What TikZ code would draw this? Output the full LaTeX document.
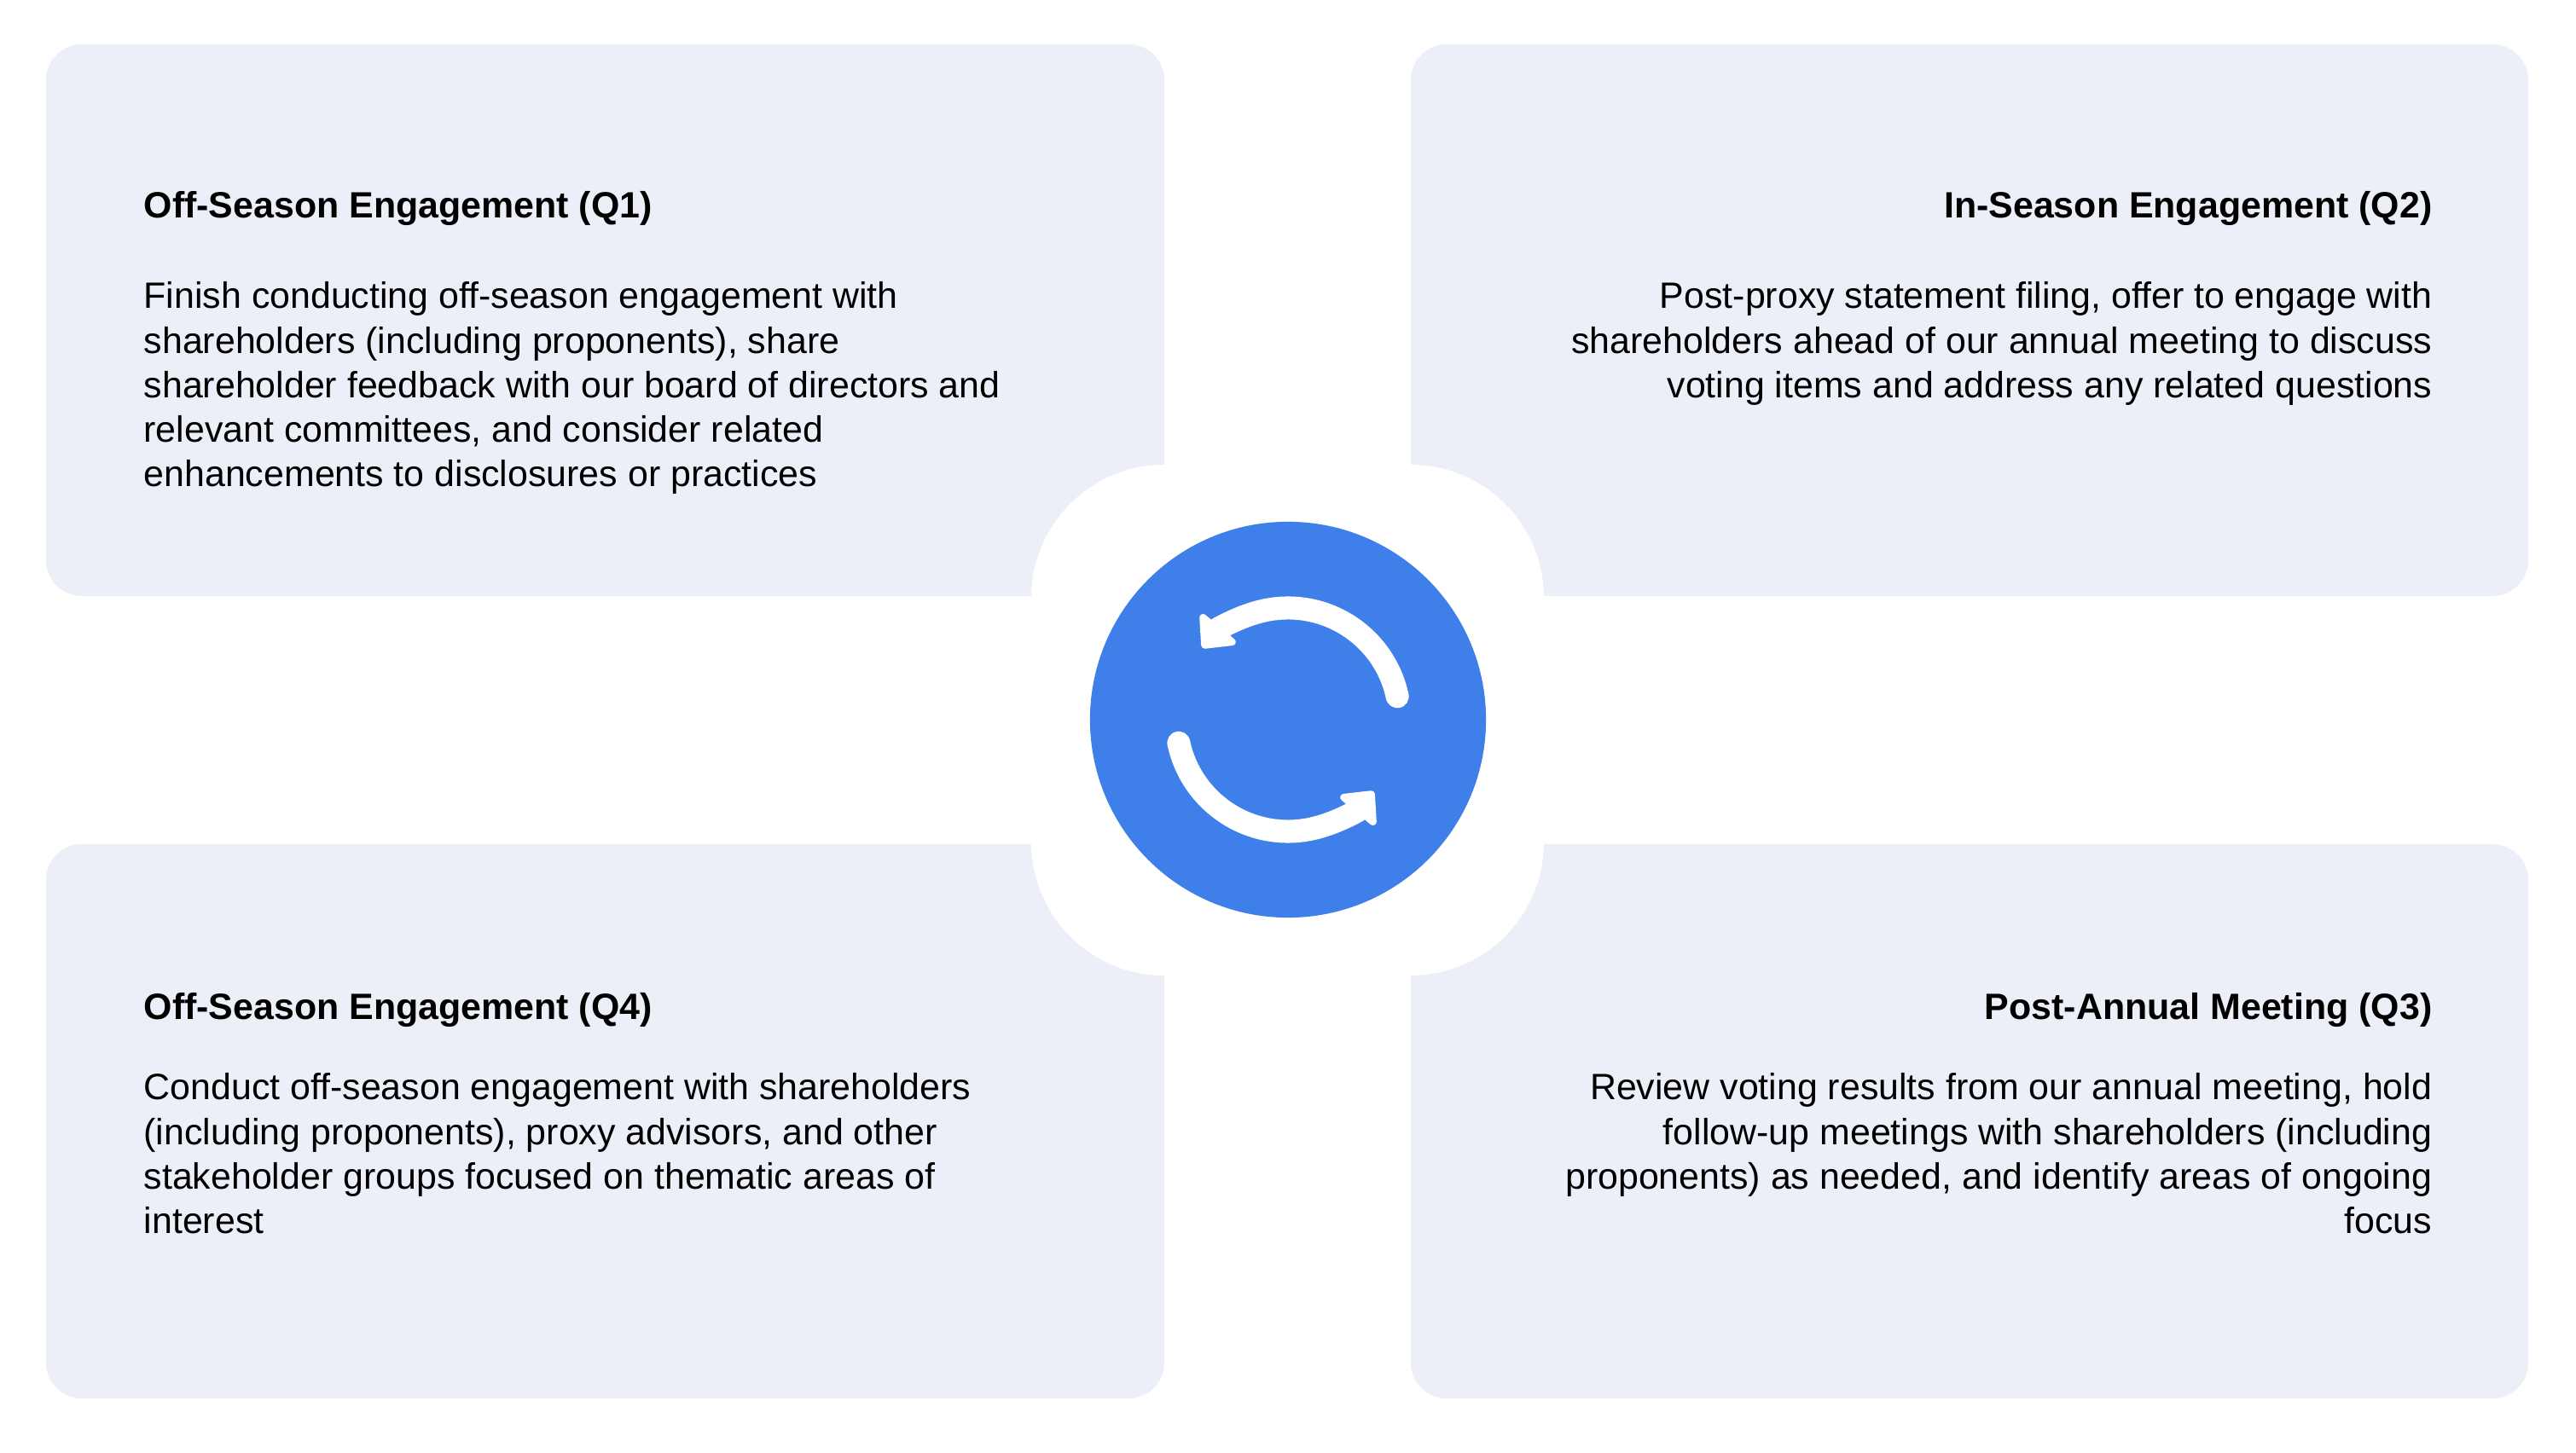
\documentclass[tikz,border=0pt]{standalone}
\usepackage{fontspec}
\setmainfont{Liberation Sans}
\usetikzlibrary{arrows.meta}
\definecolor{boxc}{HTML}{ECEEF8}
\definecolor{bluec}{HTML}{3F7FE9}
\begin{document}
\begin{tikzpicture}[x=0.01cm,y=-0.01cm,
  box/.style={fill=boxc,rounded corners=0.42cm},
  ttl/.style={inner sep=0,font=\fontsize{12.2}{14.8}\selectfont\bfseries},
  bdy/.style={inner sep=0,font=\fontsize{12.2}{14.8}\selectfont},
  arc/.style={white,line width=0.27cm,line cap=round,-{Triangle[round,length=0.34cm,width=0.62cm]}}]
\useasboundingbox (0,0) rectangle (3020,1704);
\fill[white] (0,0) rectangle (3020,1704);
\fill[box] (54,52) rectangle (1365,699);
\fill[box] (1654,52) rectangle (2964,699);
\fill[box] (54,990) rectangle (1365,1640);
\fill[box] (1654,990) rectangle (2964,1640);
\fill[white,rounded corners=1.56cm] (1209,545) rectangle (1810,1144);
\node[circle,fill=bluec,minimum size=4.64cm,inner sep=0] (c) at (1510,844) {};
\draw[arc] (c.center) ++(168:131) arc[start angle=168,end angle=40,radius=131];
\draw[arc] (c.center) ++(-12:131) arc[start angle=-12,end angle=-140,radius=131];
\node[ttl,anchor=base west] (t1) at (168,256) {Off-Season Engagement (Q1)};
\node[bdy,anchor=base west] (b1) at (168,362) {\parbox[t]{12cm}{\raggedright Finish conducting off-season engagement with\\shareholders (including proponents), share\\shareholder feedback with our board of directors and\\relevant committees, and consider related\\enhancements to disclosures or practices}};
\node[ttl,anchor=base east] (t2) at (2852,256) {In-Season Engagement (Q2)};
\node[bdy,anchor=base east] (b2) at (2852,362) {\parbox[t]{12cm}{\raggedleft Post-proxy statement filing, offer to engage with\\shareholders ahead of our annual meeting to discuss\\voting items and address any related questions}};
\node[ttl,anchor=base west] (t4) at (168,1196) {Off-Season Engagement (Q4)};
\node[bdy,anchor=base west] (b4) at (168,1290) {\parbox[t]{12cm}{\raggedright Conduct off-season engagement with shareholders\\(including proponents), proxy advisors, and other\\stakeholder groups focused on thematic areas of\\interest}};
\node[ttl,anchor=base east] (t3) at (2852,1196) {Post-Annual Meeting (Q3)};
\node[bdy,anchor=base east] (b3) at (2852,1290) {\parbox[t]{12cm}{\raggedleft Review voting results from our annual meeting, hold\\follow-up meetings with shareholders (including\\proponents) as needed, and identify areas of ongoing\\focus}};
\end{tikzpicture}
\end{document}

- - -

• _TASK DIRECTIONS_
Omit the pictures, then quote the rest of the material above exactly.

• _CORRECT OUTPUT_
What TikZ code would draw this? Output the full LaTeX document.
\documentclass[tikz,border=0pt]{standalone}
\usepackage{fontspec}
\setmainfont{Liberation Sans}
\usetikzlibrary{arrows.meta}
\definecolor{boxc}{HTML}{ECEEF8}
\definecolor{bluec}{HTML}{3F7FE9}
\begin{document}
\begin{tikzpicture}[x=0.01cm,y=-0.01cm,
  box/.style={fill=boxc,rounded corners=0.42cm},
  ttl/.style={inner sep=0,font=\fontsize{12.2}{14.8}\selectfont\bfseries},
  bdy/.style={inner sep=0,font=\fontsize{12.2}{14.8}\selectfont},
  arc/.style={white,line width=0.27cm,line cap=round,-{Triangle[round,length=0.34cm,width=0.62cm]}}]
\useasboundingbox (0,0) rectangle (3020,1704);
\fill[white] (0,0) rectangle (3020,1704);
\fill[box] (54,52) rectangle (1365,699);
\fill[box] (1654,52) rectangle (2964,699);
\fill[box] (54,990) rectangle (1365,1640);
\fill[box] (1654,990) rectangle (2964,1640);
\fill[white,rounded corners=1.56cm] (1209,545) rectangle (1810,1144);
\node[circle,fill=bluec,minimum size=4.64cm,inner sep=0] (c) at (1510,844) {};
\draw[arc] (c.center) ++(168:131) arc[start angle=168,end angle=40,radius=131];
\draw[arc] (c.center) ++(-12:131) arc[start angle=-12,end angle=-140,radius=131];
\node[ttl,anchor=base west] (t1) at (168,256) {Off-Season Engagement (Q1)};
\node[bdy,anchor=base west] (b1) at (168,362) {\parbox[t]{12cm}{\raggedright Finish conducting off-season engagement with\\shareholders (including proponents), share\\shareholder feedback with our board of directors and\\relevant committees, and consider related\\enhancements to disclosures or practices}};
\node[ttl,anchor=base east] (t2) at (2852,256) {In-Season Engagement (Q2)};
\node[bdy,anchor=base east] (b2) at (2852,362) {\parbox[t]{12cm}{\raggedleft Post-proxy statement filing, offer to engage with\\shareholders ahead of our annual meeting to discuss\\voting items and address any related questions}};
\node[ttl,anchor=base west] (t4) at (168,1196) {Off-Season Engagement (Q4)};
\node[bdy,anchor=base west] (b4) at (168,1290) {\parbox[t]{12cm}{\raggedright Conduct off-season engagement with shareholders\\(including proponents), proxy advisors, and other\\stakeholder groups focused on thematic areas of\\interest}};
\node[ttl,anchor=base east] (t3) at (2852,1196) {Post-Annual Meeting (Q3)};
\node[bdy,anchor=base east] (b3) at (2852,1290) {\parbox[t]{12cm}{\raggedleft Review voting results from our annual meeting, hold\\follow-up meetings with shareholders (including\\proponents) as needed, and identify areas of ongoing\\focus}};
\end{tikzpicture}
\end{document}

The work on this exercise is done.